Your car's fuel filter helps ensure the petrol or diesel entering your engine is clean, while protecting your fuel filters from damage. As time goes on, however, the filter will become clogged, reducing how much fuel reaches your engine. If left long enough, such blockages could prevent your engine from operating at all.
Your vehicle needs the correct amount of fuel to run and crank properly. As such, ensuring your filter is in good working order is an important aspect of car ownership. The filter is used every time the car is cranked and run. As well as trapping debris and other impurities your filter also prevents moisture from entering the engine.
A clogged filter can force the fuel pump to work harder than it should, which itself may fail as a result. A faulty filter could also lead to contaminated fuel and a damaged fuel injector.
Ultimately, a faulty filter could see you stranded by the roadside with a broken-down car.
Generally speaking, once your car has run 30,000 miles, the filter should be replaced. This equates to around two years of use. If you have a very new car, you may find you can drive further than this without needing to replace the filter.
- Engine sputters or stops altogether
- Engine does not run/start
- Idling is rough
- Low power
- Poor mileage
- Check Engine Light comes on often or all the time
- Vehicle does not stay cranked
The only sure way of telling if your filter needs replacing, however, is to have it checked over by a mechanic, who will conduct a fuel-pressure test. This test will reveal how much PSI the fuel pump is creating at the fuel rail. An expected amount of pressure in a regular fuel-injected vehicle is between 30 to 60 PSI. Anything lower than this suggests your filter needs replacing.

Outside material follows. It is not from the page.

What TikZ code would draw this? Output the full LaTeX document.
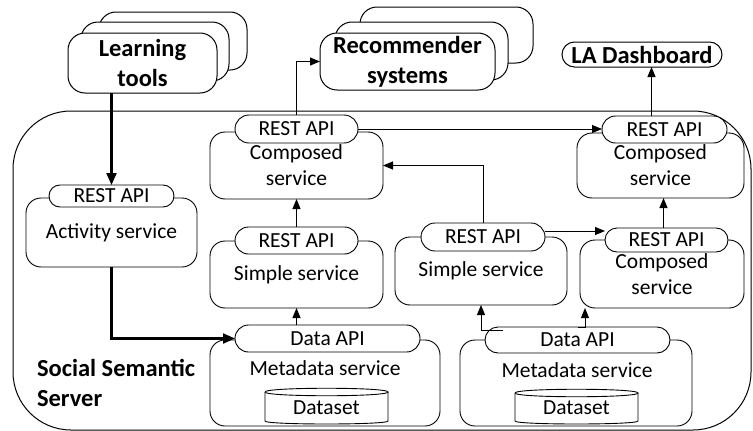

Your mechanic will be able to swap out the old filter with a new one. In some instances it may not be obvious where the filter is located. However, by following the fuel supply line it should be pinpointed fairly quickly.
The location of your filter depends on the layout of your car. Some are mounted in the fuel line, while others are positioned in the tank.
On an older car, the filter is usually connected to the firewall, or underneath the rear, next to the fuel tank.
It may be trickier to locate - and replace - the filter on a newer car, since they are normally inside the fuel tank itself. Your vehicle’s handbook should detail how to locate and replace the filter.